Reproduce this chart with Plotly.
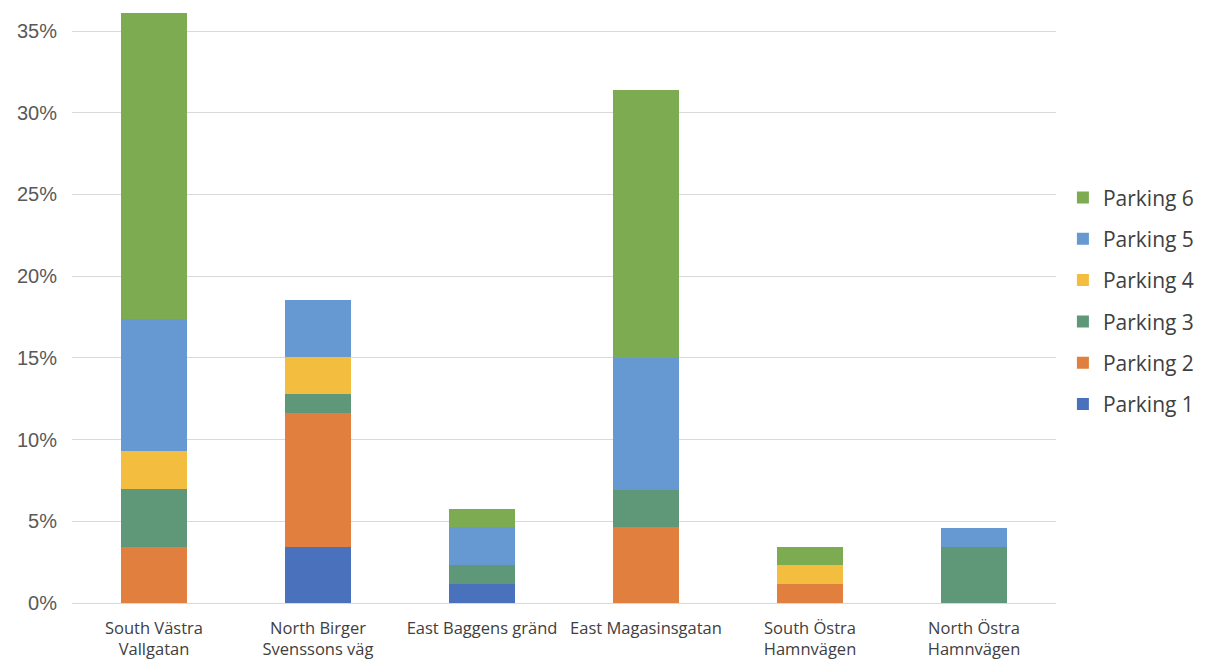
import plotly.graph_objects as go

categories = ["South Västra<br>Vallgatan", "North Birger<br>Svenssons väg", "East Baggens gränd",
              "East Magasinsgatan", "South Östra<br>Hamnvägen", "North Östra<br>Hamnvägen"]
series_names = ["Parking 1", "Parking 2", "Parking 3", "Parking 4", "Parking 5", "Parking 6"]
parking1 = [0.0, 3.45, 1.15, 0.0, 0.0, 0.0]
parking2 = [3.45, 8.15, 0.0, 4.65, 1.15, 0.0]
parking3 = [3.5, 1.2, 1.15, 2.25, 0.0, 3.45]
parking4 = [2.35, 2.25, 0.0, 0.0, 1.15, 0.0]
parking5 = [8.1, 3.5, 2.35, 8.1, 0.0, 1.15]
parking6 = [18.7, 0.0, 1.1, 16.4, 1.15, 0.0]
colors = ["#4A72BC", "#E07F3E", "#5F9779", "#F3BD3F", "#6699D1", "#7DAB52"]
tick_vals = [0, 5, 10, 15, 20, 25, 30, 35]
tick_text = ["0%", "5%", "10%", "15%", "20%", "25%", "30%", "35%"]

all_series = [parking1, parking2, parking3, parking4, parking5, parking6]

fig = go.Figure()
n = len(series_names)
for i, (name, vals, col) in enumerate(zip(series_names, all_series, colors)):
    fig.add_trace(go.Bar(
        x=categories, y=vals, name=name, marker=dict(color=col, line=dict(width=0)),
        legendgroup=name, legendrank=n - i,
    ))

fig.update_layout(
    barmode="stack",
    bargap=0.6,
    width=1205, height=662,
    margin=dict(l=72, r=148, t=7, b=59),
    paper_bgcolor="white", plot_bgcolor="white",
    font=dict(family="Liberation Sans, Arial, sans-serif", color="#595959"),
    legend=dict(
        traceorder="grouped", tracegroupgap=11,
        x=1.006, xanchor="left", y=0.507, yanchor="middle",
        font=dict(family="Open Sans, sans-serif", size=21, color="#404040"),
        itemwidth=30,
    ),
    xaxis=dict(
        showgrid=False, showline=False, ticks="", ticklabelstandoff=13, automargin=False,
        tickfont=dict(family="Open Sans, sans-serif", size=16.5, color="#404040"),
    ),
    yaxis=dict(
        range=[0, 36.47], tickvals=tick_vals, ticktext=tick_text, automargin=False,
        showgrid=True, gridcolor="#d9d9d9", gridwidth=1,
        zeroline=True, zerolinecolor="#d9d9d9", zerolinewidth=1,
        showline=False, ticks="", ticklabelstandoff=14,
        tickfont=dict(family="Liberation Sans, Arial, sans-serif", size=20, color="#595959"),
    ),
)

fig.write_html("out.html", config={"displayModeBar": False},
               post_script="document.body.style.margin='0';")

◆ ◆ ◆ ◆ ◆

§ Stated exercise
Pictures stay out. Repeat only the lines from the beginning of the data through the line that has "import plotly.graph_objects as go".

§ Response to this task
Reproduce this chart with Plotly.
import plotly.graph_objects as go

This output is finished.